Red Wolf Reliability

Papers and Case Studies

Availability vs. Reliability Part 2

As a follow up to my last post, I thought I might add a bit more grit.

It's easy to talk about tracking failures in order to compute Reliability but not so easy to do in the real world. Believe me, I know... My life in the private sector far exceeds my time in academia.

In the real world, a work order is written, given some level of priority, and then the work is assigned. The craftsman performing the repair receives the work order tucked neatly within a stack of them to complete ASAP. He or she finds the parts required and then completes the work at the best of their ability given the current time constraints, tools, and parts available.

The time down is logged in the control room and the work order can be connected to that log. But here is the first obstacle. How many hours were on the asset since the last failure? Sure, the date and time of the failure is tracked, but who knows the actual run time on that asset? How many starts and stops in between? Are starts recorded? Is this asset part of a redundant set and is included in some type of functional switching program? From my point of view, the only reasonable answer to determine run time is to install hour meters. I would be interested to hear other ideas.

That is only obstacle one. Now the question remains: Can the failure be tracked to a particular mode on a specific component? If so, then the failure can be included in a parametric analysis (see previous article) in order to compute Reliability. How can we know this? It's really up to the repair staff to record. Typically there is a spot for free-form text in the work order documentation. But how does one "mine" these data? A routine could be written to look for keywords to trigger tracking, but what if the same data can be recorded with vastly different keywords? Typically a CMMS has the ability to use Problem, Cause, and Remedy codes in order to better capture data. The combination of such codes could be used to determine failure mode and component details.

The real challenge with failure codes lies in two areas: The actual lists of codes, and the interpretation of those lists. The creator of those codes has to work backwards. By this I mean first determine which data are required in order to make useful calculations. For example, in order to track pump cartridge seal failures the codes might be: Problem = leaking, Cause = seal malfunction, Remedy = replacement. Then the Reliability Staff might be able to track hours (using the run-time hour meter) on a new seal installed in a specific pump.

Creating the lists is one thing, interpreting the lists is another. Consider how many different causes would have to be generated in order to handle every failure in the system. And then consider how much time is given to the crafts to document the failure. Even using drop-down lists in the CMMS is cumbersome if the desired code doesn't pop up high on the list.

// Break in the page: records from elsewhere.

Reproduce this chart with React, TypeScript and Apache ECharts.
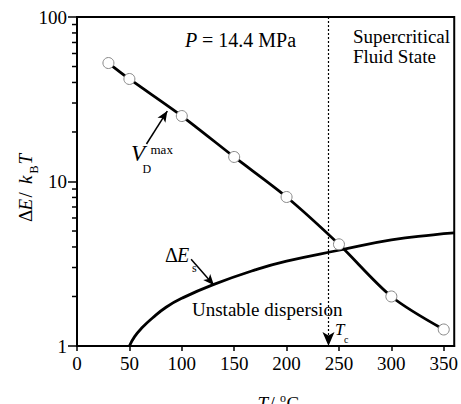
import React, { useEffect, useRef } from 'react';
import * as echarts from 'echarts';

// ---- data ----
const xTickValues = [0, 50, 100, 150, 200, 250, 300, 350];
const yMinorTicks = [2, 3, 4, 5, 6, 7, 8, 9, 20, 30, 40, 50, 60, 70, 80, 90];

// V_D^max (circles + line)
const vdTemps = [30, 50, 100, 150, 200, 250, 300, 350];
const vdValues = [52.5, 42, 25, 14.1, 8.05, 4.15, 2.0, 1.26];

// ΔE_s curve
const esTemps = [50, 55, 62, 72, 85, 100, 130, 170, 200, 250, 300, 340, 360];
const esValues = [1.0, 1.14, 1.29, 1.48, 1.72, 1.95, 2.36, 2.9, 3.28, 3.82, 4.41, 4.74, 4.87];

// critical temperature marker
const tCritical = 240;

// annotation arrows [tail, head] in data coordinates
const vdArrow = [[66.3, 16.9], [86.2, 26.8]];
const esArrow = [[108.9, 3.37], [130.7, 2.34]];

const FONT = 'Liberation Serif';

function txt(text: string, x: number, y: number, size: number, italic = false) {
  return {
    type: 'text',
    x,
    y,
    silent: true,
    style: {
      text,
      fill: '#000',
      fontSize: size,
      fontFamily: FONT,
      fontStyle: italic ? 'italic' : 'normal',
      align: 'left',
      textAlign: 'left',
      verticalAlign: 'middle',
      textVerticalAlign: 'middle',
    },
  };
}

export default function App() {
  const ref = useRef<HTMLDivElement>(null);

  useEffect(() => {
    document.body.style.margin = '0';
    if (!ref.current) return;
    const chart = echarts.init(ref.current, undefined, { renderer: 'svg' });

    const arrowLine = (pts: number[][], size: number[]) => [
      { coord: pts[0], symbol: 'none', lineStyle: { type: 'solid', width: 1.5, color: '#000' } },
      { coord: pts[1], symbol: 'arrow', symbolSize: size, lineStyle: { type: 'solid', width: 1.5, color: '#000' } },
    ];

    const option: any = {
      animation: false,
      backgroundColor: '#fff',
      grid: {
        left: 77,
        right: 3,
        top: 17,
        bottom: 58,
        show: true,
        borderColor: '#000',
        borderWidth: 2,
        backgroundColor: 'transparent',
      },
      xAxis: {
        type: 'value',
        min: 0,
        max: 360,
        interval: 50,
        axisLine: { lineStyle: { color: '#000', width: 2 } },
        axisTick: { show: true, length: 5, customValues: xTickValues, lineStyle: { color: '#000', width: 1.5 } },
        axisLabel: {
          customValues: xTickValues,
          fontSize: 19,
          fontFamily: FONT,
          color: '#000',
          margin: 17,
          verticalAlign: 'middle',
        },
        splitLine: { show: false },
      },
      yAxis: {
        type: 'log',
        logBase: 10,
        min: 1,
        max: 100,
        axisLine: { lineStyle: { color: '#000', width: 2 } },
        axisTick: { length: 9, lineStyle: { color: '#000', width: 1.5 } },
        axisLabel: { fontSize: 19, fontFamily: FONT, color: '#000', margin: 10 },
        splitLine: { show: false },
      },
      series: [
        {
          name: 'ΔEs',
          type: 'line',
          data: esTemps.map((t, i) => [t, esValues[i]]),
          smooth: 0.5,
          showSymbol: false,
          symbol: 'none',
          lineStyle: { color: '#000', width: 2.8 },
          z: 2,
          markLine: {
            silent: true,
            animation: false,
            label: { show: false },
            emphasis: { disabled: true },
            data: [
              [
                { coord: [tCritical, 100], symbol: 'none', lineStyle: { type: [2, 2], width: 1.2, color: '#000' } },
                { coord: [tCritical, 1], symbol: 'arrow', symbolSize: [9, 14], lineStyle: { type: [2, 2], width: 1.2, color: '#000' } },
              ],
              arrowLine(vdArrow, [7, 11]),
              arrowLine(esArrow, [7, 11]),
            ],
          },
        },
        {
          name: 'VDmax',
          type: 'line',
          data: vdTemps.map((t, i) => [t, vdValues[i]]),
          smooth: 0.3,
          symbol: 'circle',
          symbolSize: 11,
          itemStyle: { color: '#fff', borderColor: '#888', borderWidth: 1 },
          lineStyle: { color: '#000', width: 2.8 },
          z: 3,
        },
        {
          type: 'custom',
          coordinateSystem: 'cartesian2d',
          silent: true,
          clip: false,
          z: 10,
          data: yMinorTicks.map((v) => [0, v]),
          renderItem: (params: any, api: any) => {
            const p = api.coord([0, api.value(1)]);
            return {
              type: 'line',
              shape: { x1: p[0] - 5, y1: p[1], x2: p[0], y2: p[1] },
              style: { stroke: '#000', lineWidth: 1.5 },
            };
          },
        },
      ],
      graphic: [
        txt('P', 185, 40, 20, true),
        txt(' = 14.4 MPa', 197, 40, 20),
        txt('Supercritical', 353, 36, 19),
        txt('Fluid State', 353, 56.7, 19),
        txt('Unstable dispersion', 192, 309, 19),
        txt('Δ', 165, 255, 20),
        txt('E', 177, 255, 20, true),
        txt('s', 192, 267.6, 12),
        txt('V', 131, 153.5, 23, true),
        txt('max', 150.5, 149, 13),
        txt('D', 142.5, 169, 12),
        txt('T', 335, 329, 17, true),
        txt('c', 344, 339.5, 10),
        txt('T', 257.5, 403, 19, true),
        txt('/', 269.5, 403, 19),
        txt('o', 280, 397.5, 12),
        txt('C', 286.5, 403, 19),
        {
          type: 'group',
          x: 25,
          y: 222,
          rotation: Math.PI / 2,
          children: [
            txt('Δ', 0, 0, 19),
            txt('E', 11.5, 0, 19, true),
            txt('/', 24.5, 0, 19),
            txt('k', 38, 0, 19, true),
            txt('B', 48.5, 9, 12),
            txt('T', 57.5, 0, 19, true),
          ],
        },
      ],
    };

    chart.setOption(option);
    return () => chart.dispose();
  }, []);

  return (
    <div
      ref={ref}
      style={{ width: 461, height: 404, position: 'absolute', left: 0, top: 0 }}
    />
  );
}
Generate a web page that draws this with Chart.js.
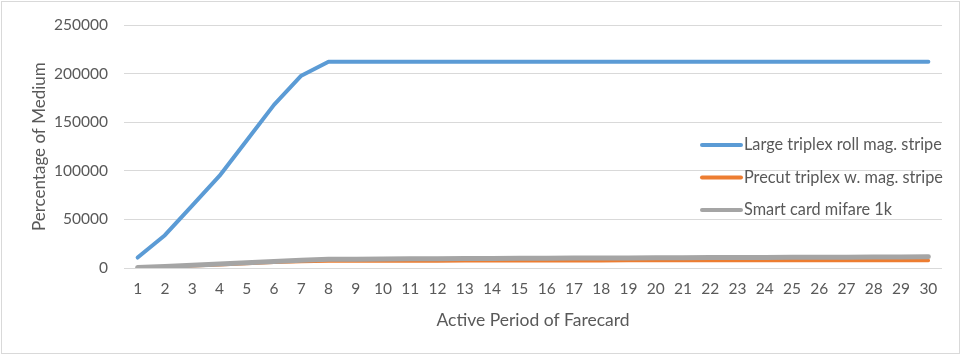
<!DOCTYPE html>
<html>
<head>
<meta charset="utf-8">
<script src="https://cdn.jsdelivr.net/npm/chart.js@4/dist/chart.umd.min.js"></script>
<style>
  html, body { margin: 0; padding: 0; background: #ffffff; }
  #wrap { position: relative; width: 964px; height: 356px; }
</style>
</head>
<body>
<div id="wrap"><canvas id="c" width="964" height="356"></canvas></div>
<script>
const categories = Array.from({length: 30}, (_, i) => String(i + 1));
const seriesNames = ["Large triplex roll mag. stripe", "Precut triplex w. mag. stripe", "Smart card mifare 1k"];
const largeRoll = [10800, 33800, 64300, 94800, 131400, 168000, 198100, 212500, 212500, 212500,
                   212500, 212500, 212500, 212500, 212500, 212500, 212500, 212500, 212500, 212500,
                   212500, 212500, 212500, 212500, 212500, 212500, 212500, 212500, 212500, 212500];
const precut = [0, 1000, 2200, 3400, 4600, 5800, 6600, 7100, 7200, 7200,
                7300, 7300, 7400, 7400, 7400, 7500, 7500, 7500, 7600, 7600,
                7600, 7600, 7700, 7700, 7700, 7700, 7800, 7800, 7800, 7800];
const smartCard = [500, 1600, 2800, 4000, 5300, 6700, 8000, 8900, 9100, 9300,
                   9500, 9600, 9800, 9900, 10000, 10100, 10200, 10300, 10400, 10500,
                   10600, 10700, 10800, 10900, 11000, 11100, 11200, 11300, 11400, 11500];
const yTicks = [0, 50000, 100000, 150000, 200000, 250000];

const colors = ["#5B9BD5", "#ED7D31", "#A5A5A5"];
const widths = [4, 3.5, 5];
const FONT = "Lato, 'Open Sans', sans-serif";
const TEXT = "#595959";

const legendPlugin = {
  id: 'customLegend',
  afterDatasetsDraw(chart) {
    const ctx = chart.ctx;
    const x0 = 702, x1 = 741, tx = 744;
    const ys = [145, 177.5, 210];
    ctx.save();
    ctx.font = "16.3px " + FONT;
    ctx.textBaseline = "middle";
    ctx.textAlign = "left";
    chart.data.datasets.forEach((ds, i) => {
      ctx.strokeStyle = ds.borderColor;
      ctx.lineWidth = 4;
      ctx.lineCap = "round";
      ctx.beginPath();
      ctx.moveTo(x0, ys[i]);
      ctx.lineTo(x1, ys[i]);
      ctx.stroke();
      ctx.fillStyle = TEXT;
      ctx.fillText(ds.label, tx, ys[i]);
    });
    ctx.restore();
  },
  afterDraw(chart) {
    const ctx = chart.ctx;
    ctx.save();
    ctx.strokeStyle = "#d9d9d9";
    ctx.lineWidth = 1;
    ctx.strokeRect(1.5, 1.5, 958, 352);
    ctx.restore();
  }
};

const bgPlugin = {
  id: 'bg',
  beforeDraw(chart) {
    const ctx = chart.ctx;
    ctx.save();
    ctx.fillStyle = "#ffffff";
    ctx.fillRect(0, 0, chart.width, chart.height);
    ctx.restore();
  }
};

new Chart(document.getElementById('c'), {
  type: 'line',
  data: {
    labels: categories,
    datasets: [
      { label: seriesNames[0], data: largeRoll, borderColor: colors[0], backgroundColor: colors[0], borderWidth: widths[0], order: 2 },
      { label: seriesNames[1], data: precut, borderColor: colors[1], backgroundColor: colors[1], borderWidth: widths[1], order: 1 },
      { label: seriesNames[2], data: smartCard, borderColor: colors[2], backgroundColor: colors[2], borderWidth: widths[2], order: 0 }
    ]
  },
  options: {
    responsive: false,
    animation: false,
    devicePixelRatio: 1,
    elements: {
      point: { radius: 0, hoverRadius: 0 },
      line: { tension: 0, borderCapStyle: 'round', borderJoinStyle: 'round', fill: false }
    },
    layout: { padding: { left: 0, right: 22, top: 22, bottom: 0 } },
    plugins: { legend: { display: false }, tooltip: { enabled: false } },
    scales: {
      x: {
        offset: true,
        grid: { display: false, drawTicks: false },
        border: { display: false },
        ticks: { color: TEXT, font: { family: FONT, size: 15.5 }, padding: 12, maxRotation: 0, autoSkip: false },
        title: { display: true, text: "Active Period of Farecard", color: TEXT, font: { family: FONT, size: 17.5 }, padding: { top: 0, bottom: 25 } },
        afterFit(scale) { scale.height = 88; }
      },
      y: {
        min: 0, max: 250000,
        afterBuildTicks(scale) { scale.ticks = yTicks.map(v => ({ value: v })); },
        grid: { color: "#d9d9d9", lineWidth: 1, drawTicks: false },
        border: { display: false },
        ticks: { color: TEXT, font: { family: FONT, size: 15.5 }, padding: 16, callback: v => String(v) },
        title: { display: true, text: "Percentage of Medium", color: TEXT, font: { family: FONT, size: 17 }, padding: { top: 29, bottom: 0 } },
        afterFit(scale) { scale.width = 124; }
      }
    }
  },
  plugins: [bgPlugin, legendPlugin]
});
</script>
</body>
</html>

So, those entering these data must see the value in taking the time, in spite of the pressures, to find the right combination of codes.

In my experience, most people will do amazing work if they feel their efforts are valuable. The only way to do this is to actively present what is done as a result of the effort. The results of the data mining must result in actionable tasks that bring improved machine performance, and that improvement must be on display for all to see. For example, if the Reliability Staff takes the data from those pump seal failures, and with that is able to compute seal Reliability. And, if that Reliability value is used to either select a better seal, add a scheduled replacement, or to change how the pump is operated then the value is recognized. The improvement in Reliability as a result of those actions is recorded and used as a benchmark for expanding the program.

I recommend to start small - assign codes and give training for codes on a short list of bad actors. Choose very low hanging fruit to start. Learn from this pilot program, and then let it grow.